> _GIVEN INSTRUCTION_: Would you transcribe the listing that follows, character for character, and omit its images?

++++++++++++++++++++

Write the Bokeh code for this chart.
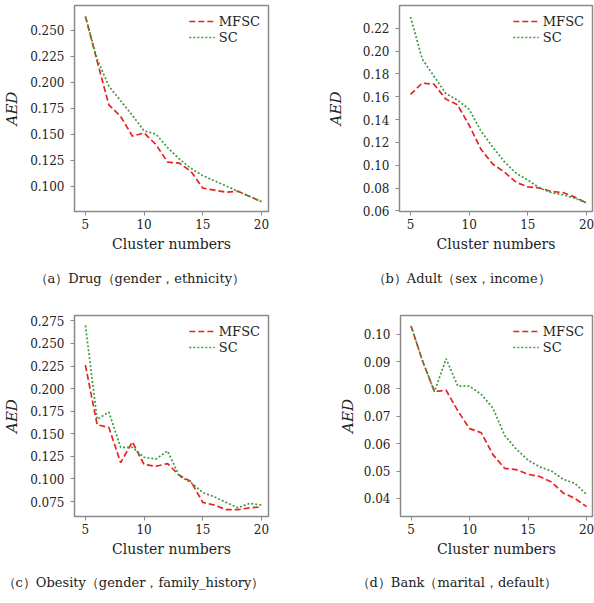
from bokeh.plotting import figure
from bokeh.models import Range1d, FixedTicker, PrintfTickFormatter, Legend, LegendItem, Title, ColumnDataSource
from bokeh.layouts import column, row
from bokeh.embed import file_html
from bokeh.resources import INLINE

clusters = list(range(5, 21))

drug_mfsc = [0.263, 0.220, 0.178, 0.167, 0.148, 0.151, 0.140, 0.123, 0.122, 0.114, 0.098, 0.096, 0.094, 0.095, 0.090, 0.085]
drug_sc = [0.263, 0.222, 0.196, 0.182, 0.168, 0.153, 0.150, 0.137, 0.126, 0.117, 0.110, 0.105, 0.100, 0.095, 0.090, 0.085]

adult_mfsc = [0.162, 0.172, 0.171, 0.158, 0.153, 0.135, 0.114, 0.101, 0.094, 0.085, 0.081, 0.080, 0.077, 0.076, 0.072, 0.067]
adult_sc = [0.230, 0.193, 0.178, 0.163, 0.157, 0.149, 0.130, 0.116, 0.103, 0.093, 0.087, 0.080, 0.076, 0.074, 0.071, 0.067]

obesity_mfsc = [0.226, 0.160, 0.157, 0.118, 0.141, 0.116, 0.114, 0.117, 0.104, 0.097, 0.074, 0.071, 0.066, 0.066, 0.068, 0.069]
obesity_sc = [0.270, 0.166, 0.174, 0.135, 0.135, 0.124, 0.122, 0.131, 0.103, 0.096, 0.085, 0.080, 0.074, 0.068, 0.073, 0.071]

bank_mfsc = [0.103, 0.090, 0.079, 0.0795, 0.072, 0.0655, 0.064, 0.056, 0.051, 0.0505, 0.0488, 0.048, 0.046, 0.042, 0.040, 0.037]
bank_sc = [0.103, 0.090, 0.079, 0.091, 0.081, 0.081, 0.078, 0.073, 0.063, 0.058, 0.054, 0.0515, 0.050, 0.047, 0.0455, 0.0415]

x_ticks = [5, 10, 15, 20]
drug_yticks = [0.100, 0.125, 0.150, 0.175, 0.200, 0.225, 0.250]
adult_yticks = [0.06, 0.08, 0.10, 0.12, 0.14, 0.16, 0.18, 0.20, 0.22]
obesity_yticks = [0.075, 0.100, 0.125, 0.150, 0.175, 0.200, 0.225, 0.250, 0.275]
bank_yticks = [0.04, 0.05, 0.06, 0.07, 0.08, 0.09, 0.10]

captions = ["（a）Drug（gender，ethnicity）", "（b）Adult（sex，income）",
            "（c）Obesity（gender，family_history）", "（d）Bank（marital，default）"]

SERIF = "DejaVu Serif"
RED = "#e8231f"
GREEN = "#3f9a3f"
FRAME = "#8a8a8a"
TXT = "#222222"


def panel(mfsc, sc, yr, yticks, fmt, caption, height, left, right, top, bottom, xr, cap_off, cap_standoff, ylab_standoff):
    p = figure(width=297, height=height, output_backend="svg", toolbar_location=None,
               x_range=Range1d(*xr), y_range=Range1d(*yr),
               min_border_left=left, min_border_right=right, min_border_top=top, min_border_bottom=bottom)
    p.outline_line_color = FRAME
    p.outline_line_width = 1.5
    p.xgrid.visible = False
    p.ygrid.visible = False
    src = ColumnDataSource(dict(x=clusters, m=mfsc, s=sc))
    r1 = p.line("x", "m", source=src, line_color=RED, line_width=1.7, line_dash="6 3")
    r2 = p.line("x", "s", source=src, line_color=GREEN, line_width=1.7, line_dash="2 2")
    for ax in (p.xaxis[0], p.yaxis[0]):
        ax.axis_line_color = None
        ax.major_tick_line_color = FRAME
        ax.major_tick_out = 4
        ax.major_tick_in = 0
        ax.minor_tick_line_color = None
        ax.major_label_text_font = SERIF
        ax.major_label_text_font_size = "12px"
        ax.major_label_text_color = TXT
        ax.axis_label_text_font = SERIF
        ax.axis_label_text_color = TXT
    p.xaxis.major_label_standoff = 3
    p.yaxis.major_label_standoff = 6
    p.xaxis.ticker = FixedTicker(ticks=x_ticks)
    p.yaxis.ticker = FixedTicker(ticks=yticks)
    p.yaxis.formatter = PrintfTickFormatter(format=fmt)
    p.xaxis.axis_label = "Cluster numbers"
    p.xaxis.axis_label_text_font_size = "14px"
    p.xaxis.axis_label_standoff = 4
    p.xaxis.axis_label_text_font_style = "normal"
    p.yaxis.axis_label = "AED"
    p.yaxis.axis_label_text_font_size = "15px"
    p.yaxis.axis_label_text_font_style = "italic"
    p.yaxis.axis_label_standoff = ylab_standoff
    legend = Legend(items=[LegendItem(label="MFSC", renderers=[r1]), LegendItem(label="SC", renderers=[r2])],
                    location="top_right", border_line_color=None, background_fill_alpha=0,
                    label_text_font=SERIF, label_text_font_size="13px", label_text_color=TXT,
                    glyph_width=26, glyph_height=16, label_height=16, spacing=0,
                    padding=2, margin=8, label_standoff=4)
    p.add_layout(legend)
    t = Title(text=caption, align="left", offset=cap_off, text_font=SERIF, text_font_size="13px",
              text_font_style="normal", text_color=TXT, standoff=cap_standoff)
    p.add_layout(t, "below")
    return p


pa = panel(drug_mfsc, drug_sc, (0.0755, 0.2736), drug_yticks, "%.3f", captions[0],
           299, 73, 29, 5, 88, (4.07, 20.6), -40, 28, 6)
pb = panel(adult_mfsc, adult_sc, (0.0594, 0.240), adult_yticks, "%.2f", captions[1],
           299, 102, 2, 5, 88, (4.06, 20.51), -27, 28, 15)
pc = panel(obesity_mfsc, obesity_sc, (0.0584, 0.281), obesity_yticks, "%.3f", captions[2],
           303, 73, 29, 16, 86, (4.07, 20.6), -72, 26, 6)
pd = panel(bank_mfsc, bank_sc, (0.0334, 0.1068), bank_yticks, "%.2f", captions[3],
           303, 103, 2, 16, 86, (4.1, 20.51), -44, 26, 4)

layout = column(row(pa, pb), row(pc, pd))
open("out.html", "w").write(file_html(layout, INLINE))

++++++++++++++++++++

> _ANSWER FOR THIS EXERCISE_:
Write the Bokeh code for this chart.
from bokeh.plotting import figure
from bokeh.models import Range1d, FixedTicker, PrintfTickFormatter, Legend, LegendItem, Title, ColumnDataSource
from bokeh.layouts import column, row
from bokeh.embed import file_html
from bokeh.resources import INLINE

clusters = list(range(5, 21))

drug_mfsc = [0.263, 0.220, 0.178, 0.167, 0.148, 0.151, 0.140, 0.123, 0.122, 0.114, 0.098, 0.096, 0.094, 0.095, 0.090, 0.085]
drug_sc = [0.263, 0.222, 0.196, 0.182, 0.168, 0.153, 0.150, 0.137, 0.126, 0.117, 0.110, 0.105, 0.100, 0.095, 0.090, 0.085]

adult_mfsc = [0.162, 0.172, 0.171, 0.158, 0.153, 0.135, 0.114, 0.101, 0.094, 0.085, 0.081, 0.080, 0.077, 0.076, 0.072, 0.067]
adult_sc = [0.230, 0.193, 0.178, 0.163, 0.157, 0.149, 0.130, 0.116, 0.103, 0.093, 0.087, 0.080, 0.076, 0.074, 0.071, 0.067]

obesity_mfsc = [0.226, 0.160, 0.157, 0.118, 0.141, 0.116, 0.114, 0.117, 0.104, 0.097, 0.074, 0.071, 0.066, 0.066, 0.068, 0.069]
obesity_sc = [0.270, 0.166, 0.174, 0.135, 0.135, 0.124, 0.122, 0.131, 0.103, 0.096, 0.085, 0.080, 0.074, 0.068, 0.073, 0.071]

bank_mfsc = [0.103, 0.090, 0.079, 0.0795, 0.072, 0.0655, 0.064, 0.056, 0.051, 0.0505, 0.0488, 0.048, 0.046, 0.042, 0.040, 0.037]
bank_sc = [0.103, 0.090, 0.079, 0.091, 0.081, 0.081, 0.078, 0.073, 0.063, 0.058, 0.054, 0.0515, 0.050, 0.047, 0.0455, 0.0415]

x_ticks = [5, 10, 15, 20]
drug_yticks = [0.100, 0.125, 0.150, 0.175, 0.200, 0.225, 0.250]
adult_yticks = [0.06, 0.08, 0.10, 0.12, 0.14, 0.16, 0.18, 0.20, 0.22]
obesity_yticks = [0.075, 0.100, 0.125, 0.150, 0.175, 0.200, 0.225, 0.250, 0.275]
bank_yticks = [0.04, 0.05, 0.06, 0.07, 0.08, 0.09, 0.10]

captions = ["（a）Drug（gender，ethnicity）", "（b）Adult（sex，income）",
            "（c）Obesity（gender，family_history）", "（d）Bank（marital，default）"]

SERIF = "DejaVu Serif"
RED = "#e8231f"
GREEN = "#3f9a3f"
FRAME = "#8a8a8a"
TXT = "#222222"


def panel(mfsc, sc, yr, yticks, fmt, caption, height, left, right, top, bottom, xr, cap_off, cap_standoff, ylab_standoff):
    p = figure(width=297, height=height, output_backend="svg", toolbar_location=None,
               x_range=Range1d(*xr), y_range=Range1d(*yr),
               min_border_left=left, min_border_right=right, min_border_top=top, min_border_bottom=bottom)
    p.outline_line_color = FRAME
    p.outline_line_width = 1.5
    p.xgrid.visible = False
    p.ygrid.visible = False
    src = ColumnDataSource(dict(x=clusters, m=mfsc, s=sc))
    r1 = p.line("x", "m", source=src, line_color=RED, line_width=1.7, line_dash="6 3")
    r2 = p.line("x", "s", source=src, line_color=GREEN, line_width=1.7, line_dash="2 2")
    for ax in (p.xaxis[0], p.yaxis[0]):
        ax.axis_line_color = None
        ax.major_tick_line_color = FRAME
        ax.major_tick_out = 4
        ax.major_tick_in = 0
        ax.minor_tick_line_color = None
        ax.major_label_text_font = SERIF
        ax.major_label_text_font_size = "12px"
        ax.major_label_text_color = TXT
        ax.axis_label_text_font = SERIF
        ax.axis_label_text_color = TXT
    p.xaxis.major_label_standoff = 3
    p.yaxis.major_label_standoff = 6
    p.xaxis.ticker = FixedTicker(ticks=x_ticks)
    p.yaxis.ticker = FixedTicker(ticks=yticks)
    p.yaxis.formatter = PrintfTickFormatter(format=fmt)
    p.xaxis.axis_label = "Cluster numbers"
    p.xaxis.axis_label_text_font_size = "14px"
    p.xaxis.axis_label_standoff = 4
    p.xaxis.axis_label_text_font_style = "normal"
    p.yaxis.axis_label = "AED"
    p.yaxis.axis_label_text_font_size = "15px"
    p.yaxis.axis_label_text_font_style = "italic"
    p.yaxis.axis_label_standoff = ylab_standoff
    legend = Legend(items=[LegendItem(label="MFSC", renderers=[r1]), LegendItem(label="SC", renderers=[r2])],
                    location="top_right", border_line_color=None, background_fill_alpha=0,
                    label_text_font=SERIF, label_text_font_size="13px", label_text_color=TXT,
                    glyph_width=26, glyph_height=16, label_height=16, spacing=0,
                    padding=2, margin=8, label_standoff=4)
    p.add_layout(legend)
    t = Title(text=caption, align="left", offset=cap_off, text_font=SERIF, text_font_size="13px",
              text_font_style="normal", text_color=TXT, standoff=cap_standoff)
    p.add_layout(t, "below")
    return p


pa = panel(drug_mfsc, drug_sc, (0.0755, 0.2736), drug_yticks, "%.3f", captions[0],
           299, 73, 29, 5, 88, (4.07, 20.6), -40, 28, 6)
pb = panel(adult_mfsc, adult_sc, (0.0594, 0.240), adult_yticks, "%.2f", captions[1],
           299, 102, 2, 5, 88, (4.06, 20.51), -27, 28, 15)
pc = panel(obesity_mfsc, obesity_sc, (0.0584, 0.281), obesity_yticks, "%.3f", captions[2],
           303, 73, 29, 16, 86, (4.07, 20.6), -72, 26, 6)
pd = panel(bank_mfsc, bank_sc, (0.0334, 0.1068), bank_yticks, "%.2f", captions[3],
           303, 103, 2, 16, 86, (4.1, 20.51), -44, 26, 4)

layout = column(row(pa, pb), row(pc, pd))
open("out.html", "w").write(file_html(layout, INLINE))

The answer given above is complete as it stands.